Les enjeux reliés à la protection de marques de commerce à l’international sont nombreux, et tout grand manufacturier sait que la route s’avère souvent pavée d’embûches. L’obtention de protection dans son marché local n’est pas garante qu’il en sera de même dans le pays voisin. Chaque juridiction compte ses propres particularités, incluant notamment les droits antérieurs de petits commerçants locaux.  

Un problème souvent insoupçonné dans le cadre de l’élaboration de stratégies pour maximiser la protection des marques phares d’une entreprise est le risque réputationnel découlant de la médiatisation des procédures judiciaires. Il est bien connu que les médias raffolent des histoires à la David contre Goliath, ce qui risque d’entraîner plusieurs conséquences sur la suite du litige.

Hyundai Motor Company (« Hyundai ») a récemment été confronté à cet enjeu à la suite de la publication, le 7 février dernier, de l’article de Chris Hannay dans The Globe and Mail intitulé « Toronto menswear shop holds firm in legal battle with Hyundai ».

La protection de la marque GENESIS, dédiée aux modèles de luxe de Hyundai, est établie au Canada depuis au moins 2007. Hyundai compte depuis ce temps plusieurs enregistrements de marque de commerce en lien avec ses activités principales, les produits motorisés. L’enjeu soulevé par The Globe and Mail en l’espèce a débuté en 2016 alors que Hyundai mettait en place sa stratégie de protection des articles accessoires liés à la marque GENESIS. Pour ce faire, Hyundai a notamment produit une demande d’enregistrement pour la marque GENESIS en lien avec des produits vestimentaires.

En janvier 2017, le registraire des marques de commerce a formulé une objection à la demande d’enregistrement produite par Hyundai sur la base de la confusion possible avec la marque enregistrée GENESIS détenue par Dimatt Investments inc., faisant affaire sous le nom Genesis (« Genesis Menswear »).

Depuis une cinquantaine d’années et encore à ce jour, Genesis Menswear exploite un magasin ayant pignon sur rue à Toronto spécialisé dans la vente de vêtements importés d’Italie. En 1988, elle obtient l’enregistrement pour la marque qui bloque la demande de Hyundai.

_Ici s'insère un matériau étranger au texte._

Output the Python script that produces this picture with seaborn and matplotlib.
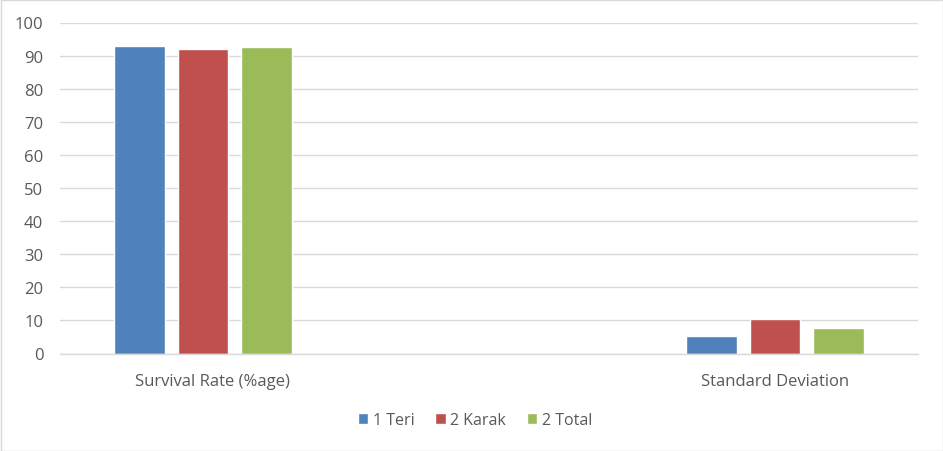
import matplotlib
matplotlib.use("Agg")
import matplotlib.pyplot as plt
import matplotlib.transforms as mtransforms
import seaborn as sns
import pandas as pd
import numpy as np
from matplotlib.patches import Rectangle

categories = ["Survival Rate (%age)", " ", "Standard Deviation"]
series_names = ["1 Teri", "2 Karak", "2 Total"]
teri = [92.9, np.nan, 5.3]
karak = [92.0, np.nan, 10.4]
total = [92.6, np.nan, 7.7]
colors = ["#4F81BD", "#C0504D", "#9BBB59"]
y_ticks = [0, 10, 20, 30, 40, 50, 60, 70, 80, 90, 100]

rows = []
for name, vals in zip(series_names, [teri, karak, total]):
    for c, v in zip(categories, vals):
        rows.append({"category": c, "series": name, "value": v})
df = pd.DataFrame(rows)

sns.set_theme(style="white")
plt.rcParams["font.family"] = ["Open Sans", "DejaVu Sans"]

fig = plt.figure(figsize=(9.43, 4.52), dpi=100)
ax = fig.add_axes([60/943, 1 - 354.5/452, (918-60)/943, (354.5-23.5)/452])

sns.barplot(data=df, x="category", y="value", hue="series", order=categories,
            hue_order=series_names, palette=colors, width=0.666, gap=0.21,
            saturation=1, ax=ax, legend=True, errorbar=None)

ax.set_ylim(0, 100)
ax.set_xlim(-0.5, 2.5)
ax.set_yticks(y_ticks)
ax.yaxis.grid(True, color="#D9D9D9", linewidth=1)
ax.set_axisbelow(True)
for s in ["left", "right", "top"]:
    ax.spines[s].set_visible(False)
ax.spines["bottom"].set_color("#D9D9D9")
ax.spines["bottom"].set_linewidth(1)
ax.tick_params(axis="both", length=0, labelsize=12, labelcolor="#595959")
ax.tick_params(axis="y", pad=12)
ax.tick_params(axis="x", pad=14)
ax.set_xlabel("")
ax.set_ylabel("")

# Excel-like offset of first category label
lbl = ax.get_xticklabels()[0]
lbl.set_transform(lbl.get_transform() + mtransforms.ScaledTranslation(9.5/100, 0, fig.dpi_scale_trans))

handles, labels = ax.get_legend_handles_labels()
ax.get_legend().remove()
fig.legend(handles, labels, loc="center", bbox_to_anchor=(475/943, 1 - 421/452),
           ncol=3, frameon=False, fontsize=11.5, labelcolor="#595959",
           handlelength=0.65, handleheight=0.65, handletextpad=0.3, columnspacing=1.3)

fig.patches.append(Rectangle((0.5/943, 0.5/452), 1 - 1/943, 1 - 1/452,
                             transform=fig.transFigure, fill=False,
                             edgecolor="#D9D9D9", linewidth=1))

fig.savefig("out.png", dpi=100)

En réponse à cette objection du registraire, Hyundai a produit une demande de radiation sommaire contre l’enregistrement de Genesis Menswear, obligeant ainsi cette dernière à produire au registraire la preuve d’usage de la marque. Faute de produire une telle preuve, l’enregistrement de Genesis Menswear est passible de radiation.

Il s’agit en l’espèce d’une stratégie plutôt commune dans ce genre de dossier, puisque si le propriétaire de l’enregistrement fait défaut de produire la preuve requise, l’instigateur de la procédure peut se débarrasser à peu de frais d’une objection autrement encombrante. Encore faut-il que la marque ne soit plus utilisée ou que le requérant commette des impairs dans la preuve soumise pour que la stratégie ait des chances de succès.

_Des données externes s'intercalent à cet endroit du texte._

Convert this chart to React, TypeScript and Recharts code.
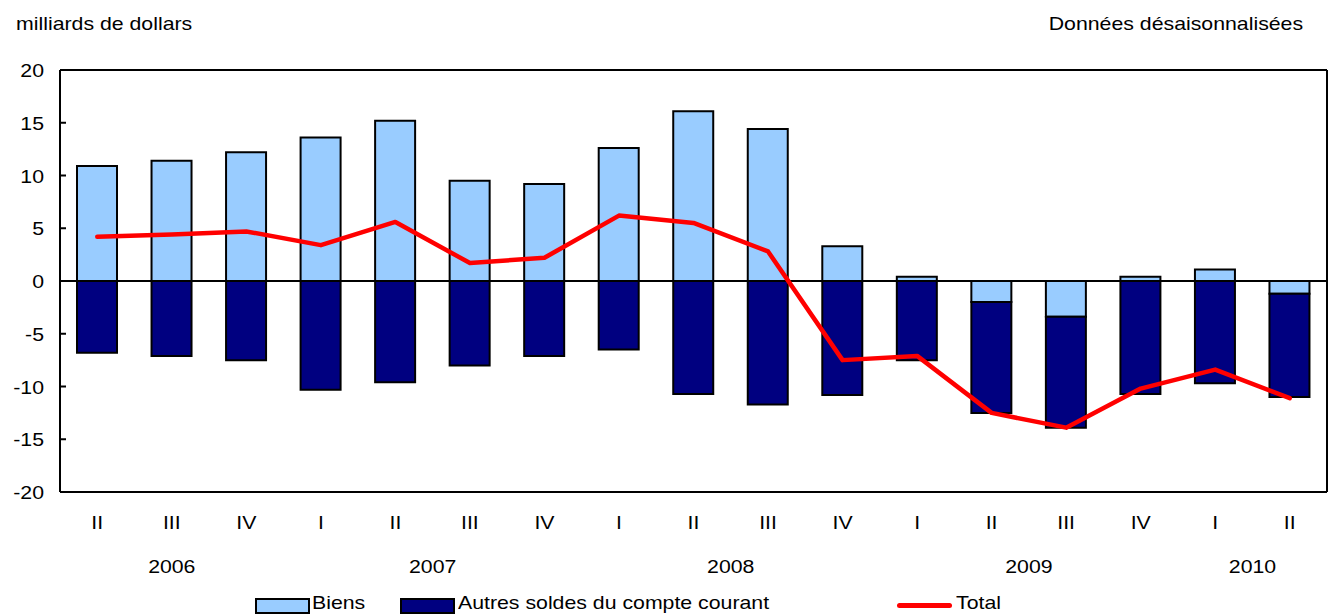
import React from "react";
import {
  ComposedChart,
  Bar,
  Line,
  XAxis,
  YAxis,
  CartesianGrid,
  ReferenceLine,
  Legend,
} from "recharts";

const quarters = ["II", "III", "IV", "I", "II", "III", "IV", "I", "II", "III", "IV", "I", "II", "III", "IV", "I", "II"];
const years = ["2006", "2006", "2006", "2007", "2007", "2007", "2007", "2008", "2008", "2008", "2008", "2009", "2009", "2009", "2009", "2010", "2010"];
const biens = [10.9, 11.4, 12.2, 13.6, 15.2, 9.5, 9.2, 12.6, 16.1, 14.4, 3.3, 0.4, -2.0, -3.4, 0.4, 1.1, -1.2];
const autres = [-6.8, -7.1, -7.5, -10.3, -9.6, -8.0, -7.1, -6.5, -10.7, -11.7, -10.8, -7.5, -10.5, -10.5, -10.7, -9.7, -9.8];
const total = [4.2, 4.4, 4.7, 3.4, 5.6, 1.7, 2.2, 6.2, 5.5, 2.8, -7.5, -7.1, -12.5, -13.9, -10.2, -8.4, -11.1];
const yTicks = [-20, -15, -10, -5, 0, 5, 10, 15, 20];

const FONT = "'Liberation Sans', Arial, Helvetica, sans-serif";
const STRETCH = 1.12;

// each quarter sits in the middle of its slot on a 0..n axis
const data = quarters.map((q, i) => ({
  pos: i + 0.5,
  quarter: q,
  year: years[i],
  biens: biens[i],
  autres: autres[i],
  total: total[i],
}));

// centre of each year group, in slot units
const yearGroups: { label: string; mid: number }[] = [];
years.forEach((y, i) => {
  if (i === 0 || years[i - 1] !== y) {
    let end = i;
    while (end + 1 < years.length && years[end + 1] === y) end++;
    yearGroups.push({ label: y, mid: (i + end + 1) / 2 });
  }
});

const xTicks = Array.from(
  new Set([...data.map((d) => d.pos), ...yearGroups.map((g) => g.mid)])
).sort((a, b) => a - b);

const StretchText = ({ x, y, anchor, children }: any) => (
  <g transform={`translate(${x},${y}) scale(${STRETCH},1)`}>
    <text x={0} y={0} textAnchor={anchor} fontFamily={FONT} fontSize={19} fill="#000">
      {children}
    </text>
  </g>
);

const YTick = ({ x, y, payload }: any) => (
  <g>
    <line x1={x} x2={x + 6} y1={y} y2={y} stroke="#000" strokeWidth={2} />
    <StretchText x={x - 16} y={y + 7} anchor="end">
      {payload.value}
    </StretchText>
  </g>
);

const XTick = ({ x, y, payload }: any) => {
  const row = data.find((d) => d.pos === payload.value);
  const grp = yearGroups.find((g) => g.mid === payload.value);
  return (
    <g>
      {row && (
        <StretchText x={x} y={y + 37} anchor="middle">
          {row.quarter}
        </StretchText>
      )}
      {grp && (
        <StretchText x={x} y={y + 81} anchor="middle">
          {grp.label}
        </StretchText>
      )}
    </g>
  );
};

const legendText: React.CSSProperties = {
  position: "absolute",
  top: -2,
  fontFamily: FONT,
  fontSize: 19,
  color: "#000",
  transform: `scaleX(${STRETCH})`,
  transformOrigin: "left center",
  whiteSpace: "nowrap",
};

const renderLegend = () => (
  <div style={{ position: "relative", height: 24, width: 1329 }}>
    <div style={{ position: "absolute", left: 255, top: 4, width: 51, height: 12, background: "#99CCFF", border: "2px solid #000" }} />
    <div style={{ ...legendText, left: 312 }}>Biens</div>
    <div style={{ position: "absolute", left: 400, top: 4, width: 51, height: 12, background: "#000080", border: "2px solid #000" }} />
    <div style={{ ...legendText, left: 458 }}>Autres soldes du compte courant</div>
    <div style={{ position: "absolute", left: 897, top: 9, width: 55, height: 5, background: "#FF0000", borderRadius: 3 }} />
    <div style={{ ...legendText, left: 956 }}>Total</div>
  </div>
);

export default function App() {
  return (
    <div style={{ position: "absolute", left: 0, top: 0, width: 1329, height: 614, background: "#fff" }}>
      <div
        style={{
          position: "absolute",
          left: 16,
          top: 13,
          fontFamily: FONT,
          fontSize: 19,
          transform: `scaleX(${STRETCH})`,
          transformOrigin: "left center",
          whiteSpace: "nowrap",
        }}
      >
        milliards de dollars
      </div>
      <div
        style={{
          position: "absolute",
          right: 26,
          top: 13,
          fontFamily: FONT,
          fontSize: 19,
          transform: `scaleX(${STRETCH})`,
          transformOrigin: "right center",
          whiteSpace: "nowrap",
        }}
      >
        Données désaisonnalisées
      </div>
      <ComposedChart
        width={1329}
        height={614}
        data={data}
        stackOffset="sign"
        margin={{ top: 70, right: 2, bottom: 32, left: 0 }}
      >
        <CartesianGrid
          stroke="#000"
          strokeWidth={2}
          horizontalCoordinatesGenerator={({ offset }: any) => [offset.top, offset.top + offset.height]}
          verticalCoordinatesGenerator={({ offset }: any) => [offset.left, offset.left + offset.width]}
        />
        <XAxis
          dataKey="pos"
          type="number"
          domain={[0, quarters.length]}
          allowDataOverflow
          ticks={xTicks}
          interval={0}
          tick={<XTick />}
          tickLine={false}
          tickSize={0}
          tickMargin={0}
          height={90}
          axisLine={{ stroke: "#000", strokeWidth: 2 }}
        />
        <YAxis
          domain={[-20, 20]}
          ticks={yTicks}
          width={60}
          tick={<YTick />}
          tickLine={false}
          tickSize={0}
          tickMargin={0}
          axisLine={{ stroke: "#000", strokeWidth: 2 }}
        />
        <Bar dataKey="biens" name="Biens" stackId="a" fill="#99CCFF" stroke="#000" strokeWidth={2} barSize={40} isAnimationActive={false} />
        <Bar dataKey="autres" name="Autres soldes du compte courant" stackId="a" fill="#000080" stroke="#000" strokeWidth={2} barSize={40} isAnimationActive={false} />
        <ReferenceLine y={0} stroke="#000" strokeWidth={2} />
        <Line
          dataKey="total"
          name="Total"
          type="linear"
          stroke="#FF0000"
          strokeWidth={4.5}
          strokeLinejoin="round"
          strokeLinecap="round"
          dot={false}
          activeDot={false}
          isAnimationActive={false}
        />
        <Legend
          layout="horizontal"
          verticalAlign="middle"
          align="center"
          content={renderLegend}
          wrapperStyle={{ position: "absolute", top: 594, left: 0, width: 1329 }}
        />
      </ComposedChart>
    </div>
  );
}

L’enjeu ayant mené à l’article du Globe and Mail : Genesis Menswear a produit la preuve en réponse à la demande de radiation sommaire, et la procédure s’étire depuis sur plusieurs années, faisant nécessairement engager des frais importants à Genesis Menswear pour défendre sa marque de commerce enregistrée.

Notamment, en janvier 2021, le registraire rend sa décision et maintient l’enregistrement de Genesis, à la suite de quoi Hyundai interjette appel en Cour fédérale.

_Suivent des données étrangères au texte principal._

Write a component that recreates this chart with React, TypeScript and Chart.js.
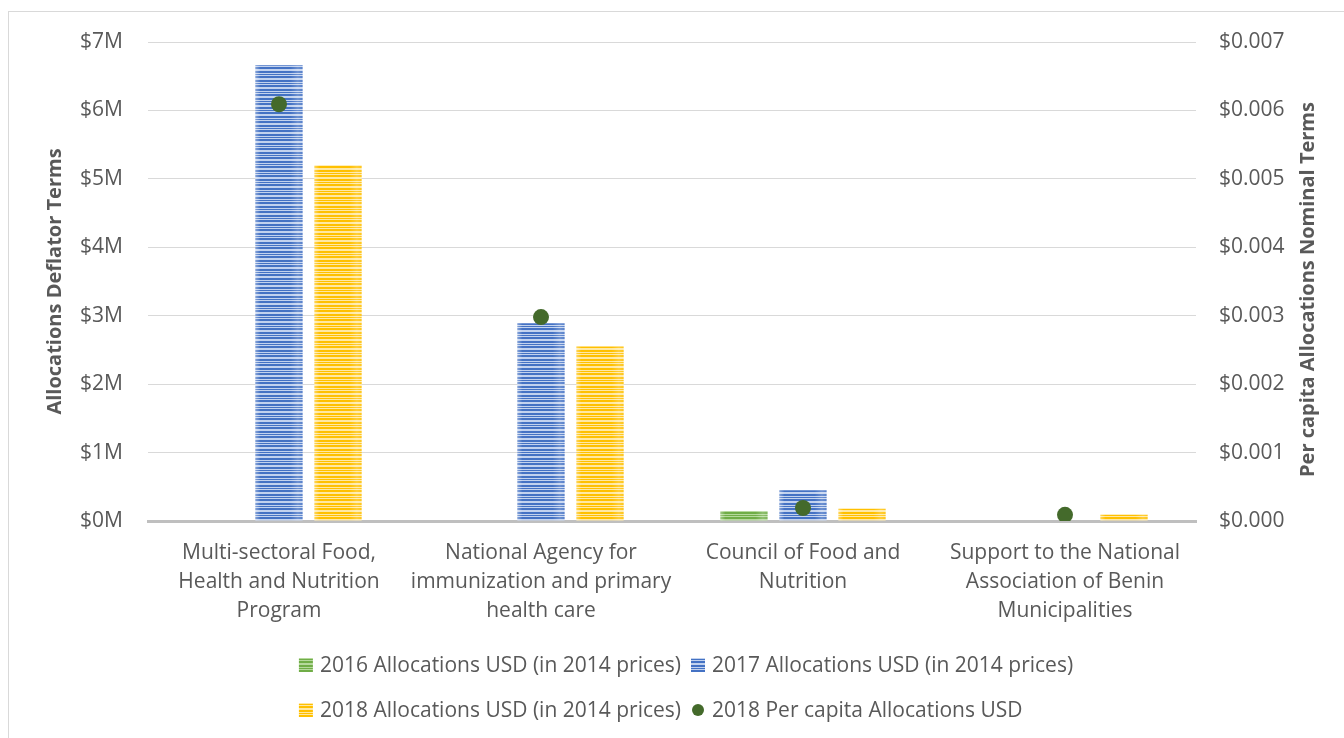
import React, { useEffect, useRef } from 'react';
import { Chart, registerables } from 'chart.js';

Chart.register(...registerables);

const categories: string[][] = [
  ['Multi-sectoral Food,', 'Health and Nutrition', 'Program'],
  ['National Agency for', 'immunization and primary', 'health care'],
  ['Council of Food and', 'Nutrition'],
  ['Support to the National', 'Association of Benin', 'Municipalities'],
];

const seriesLabels = [
  '2016 Allocations USD (in 2014 prices)',
  '2017 Allocations USD (in 2014 prices)',
  '2018 Allocations USD (in 2014 prices)',
  '2018 Per capita Allocations USD',
];

const alloc2016: (number | null)[] = [null, null, 146000, null];
const alloc2017: (number | null)[] = [6660000, 2890000, 450000, null];
const alloc2018: (number | null)[] = [5200000, 2550000, 180000, 100000];
const perCapita2018: number[] = [0.00609, 0.00298, 0.00019, 0.00009];

const leftAxisTitle = 'Allocations Deflator Terms';
const rightAxisTitle = 'Per capita Allocations Nominal Terms';

const FONT = "'Open Sans', 'Noto Sans', sans-serif";
const TEXT = '#595959';

function makePattern(dark: string, light: string): CanvasPattern | string {
  const c = document.createElement('canvas');
  c.width = 4;
  c.height = 9;
  const g = c.getContext('2d');
  if (!g) return dark;
  g.fillStyle = dark;
  g.fillRect(0, 0, 4, 9);
  g.fillStyle = light;
  [0, 3, 4, 7].forEach((y) => g.fillRect(0, y, 4, 1));
  return g.createPattern(c, 'repeat') || dark;
}

const barShadePlugin = {
  id: 'barShade',
  afterDatasetDraw(chart: any, args: any) {
    const meta = args.meta;
    if (meta.type !== 'bar') return;
    const ctx: CanvasRenderingContext2D = chart.ctx;
    ctx.save();
    meta.data.forEach((el: any) => {
      if (el.skip || el.y == null || isNaN(el.y)) return;
      const half = el.width / 2;
      const left = el.x - half;
      const right = el.x + half;
      const top = Math.min(el.y, el.base);
      const h = Math.abs(el.base - el.y);
      if (h <= 0) return;
      const gl = ctx.createLinearGradient(left, 0, left + 5, 0);
      gl.addColorStop(0, 'rgba(255,255,255,0.35)');
      gl.addColorStop(1, 'rgba(255,255,255,0)');
      ctx.fillStyle = gl;
      ctx.fillRect(left, top, 5, h);
      const gr = ctx.createLinearGradient(right - 12, 0, right, 0);
      gr.addColorStop(0, 'rgba(255,255,255,0)');
      gr.addColorStop(0.6, 'rgba(255,255,255,0.22)');
      gr.addColorStop(1, 'rgba(255,255,255,0.1)');
      ctx.fillStyle = gr;
      ctx.fillRect(right - 12, top, 12, h);
    });
    ctx.restore();
  },
};

const legendPlugin = {
  id: 'customLegend',
  afterDraw(chart: any) {
    const ctx: CanvasRenderingContext2D = chart.ctx;
    ctx.save();
    ctx.font = `21px ${FONT}`;
    ctx.textBaseline = 'middle';
    ctx.textAlign = 'left';
    const box = 14;
    const gap = 7;
    const colGap = 10;
    const ds = chart.data.datasets;
    const w = ds.map((d: any) => box + gap + ctx.measureText(d.label).width);
    const col1 = Math.max(w[0], w[2]);
    const col2 = Math.max(w[1], w[3]);
    const total = col1 + colGap + col2;
    const cx = 677;
    const x0 = cx - total / 2;
    const x1 = x0 + col1 + colGap;
    const rows = [653, 698];
    const pos = [
      [x0, rows[0]],
      [x1, rows[0]],
      [x0, rows[1]],
      [x1, rows[1]],
    ];
    ds.forEach((d: any, i: number) => {
      const [x, y] = pos[i];
      if (d.type === 'line') {
        ctx.fillStyle = d.pointBackgroundColor;
        ctx.beginPath();
        ctx.arc(x + box / 2, y, 6, 0, Math.PI * 2);
        ctx.fill();
      } else {
        ctx.fillStyle = d.backgroundColor;
        ctx.fillRect(x, y - box / 2, box, box);
      }
      ctx.fillStyle = TEXT;
      ctx.fillText(d.label, x + box + gap, y + 1);
    });
    ctx.restore();
  },
};

const rightTitlePlugin = {
  id: 'rightTitle',
  afterDraw(chart: any) {
    const ctx: CanvasRenderingContext2D = chart.ctx;
    const area = chart.chartArea;
    ctx.save();
    ctx.font = `bold 20px ${FONT}`;
    ctx.fillStyle = TEXT;
    ctx.textAlign = 'center';
    ctx.textBaseline = 'middle';
    ctx.translate(1299, (area.top + area.bottom) / 2 + 8);
    ctx.rotate(-Math.PI / 2);
    ctx.fillText(rightAxisTitle, 0, 0);
    ctx.restore();
  },
};

export default function App() {
  const ref = useRef<HTMLCanvasElement | null>(null);

  useEffect(() => {
    if (!ref.current) return;
    const green = makePattern('#70AD47', '#B5D99C');
    const blue = makePattern('#4472C4', '#C2D2EE');
    const yellow = makePattern('#FFC000', '#FFE8A3');

    const chart = new Chart(ref.current, {
      type: 'bar',
      data: {
        labels: categories,
        datasets: [
          {
            type: 'bar',
            label: seriesLabels[0],
            data: alloc2016,
            backgroundColor: green as any,
            yAxisID: 'y',
            order: 1,
            categoryPercentage: 0.676,
            barPercentage: 0.8,
          },
          {
            type: 'bar',
            label: seriesLabels[1],
            data: alloc2017,
            backgroundColor: blue as any,
            yAxisID: 'y',
            order: 1,
            categoryPercentage: 0.676,
            barPercentage: 0.8,
          },
          {
            type: 'bar',
            label: seriesLabels[2],
            data: alloc2018,
            backgroundColor: yellow as any,
            yAxisID: 'y',
            order: 1,
            categoryPercentage: 0.676,
            barPercentage: 0.8,
          },
          {
            type: 'line',
            label: seriesLabels[3],
            data: perCapita2018,
            yAxisID: 'y1',
            showLine: false,
            pointRadius: 8,
            pointHoverRadius: 8,
            pointBackgroundColor: '#446A2B',
            pointBorderColor: '#446A2B',
            pointBorderWidth: 0,
            borderColor: '#446A2B',
            backgroundColor: '#446A2B',
            order: 0,
          } as any,
        ],
      },
      options: {
        responsive: false,
        animation: false,
        layout: { padding: { top: 30, left: 0, right: 0, bottom: 0 } },
        plugins: {
          legend: { display: false },
          tooltip: { enabled: false },
        },
        scales: {
          x: {
            grid: { display: false, drawTicks: false },
            border: { display: true, color: '#BFBFBF', width: 3 },
            ticks: {
              color: TEXT,
              font: { family: FONT, size: 21, lineHeight: 1.38 },
              padding: 18,
              maxRotation: 0,
              autoSkip: false,
            },
            afterFit: (s: any) => {
              s.height = 217;
            },
          },
          y: {
            position: 'left',
            min: 0,
            max: 7000000,
            grid: {
              color: '#D9D9D9',
              drawTicks: true,
              tickLength: 25,
              tickColor: 'rgba(0,0,0,0)',
              lineWidth: 1,
            },
            border: { display: false },
            ticks: {
              stepSize: 1000000,
              padding: 0,
              color: TEXT,
              font: { family: FONT, size: 21 },
              callback: (v: any) => `$${Math.round(Number(v) / 1000000)}M`,
            },
            title: {
              display: true,
              text: leftAxisTitle,
              color: TEXT,
              font: { family: FONT, size: 20, weight: 'bold' },
              padding: { top: 34, bottom: 0 },
            },
            afterFit: (s: any) => {
              s.width = 139;
            },
          },
          y1: {
            position: 'right',
            min: 0,
            max: 0.007,
            grid: {
              display: true,
              drawOnChartArea: false,
              drawTicks: true,
              tickLength: 23,
              tickColor: 'rgba(0,0,0,0)',
              color: 'rgba(0,0,0,0)',
            },
            border: { display: false },
            ticks: {
              stepSize: 0.001,
              padding: 0,
              color: TEXT,
              font: { family: FONT, size: 21 },
              callback: (v: any) => `$${Number(v).toFixed(3)}`,
            },
            afterFit: (s: any) => {
              s.width = 148;
            },
          },
        },
      },
      plugins: [barShadePlugin, legendPlugin, rightTitlePlugin],
    });
    return () => chart.destroy();
  }, []);

  return (
    <div
      style={{
        position: 'fixed',
        left: 8,
        top: 11,
        width: 1345,
        height: 740,
        border: '1px solid #D9D9D9',
        boxSizing: 'border-box',
        background: '#fff',
      }}
    >
      <canvas ref={ref} width={1335} height={726} style={{ display: 'block' }} />
    </div>
  );
}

L’ampleur et la longueur des procédures n’ont pas manqué d’attirer l’attention médiatique.

Chris Hannay rapporte dans son article que les propriétaires de Genesis Menswear allèguent que Hyundai a manifesté une volonté de régler le dossier à l’amiable peu de temps après que The Globe and Mail a tenté de joindre Hyundai pour commentaires à propos de ce litige. Il appert d’ailleurs du plumitif de la Cour fédérale que les parties ont depuis réglé le dossier hors cour.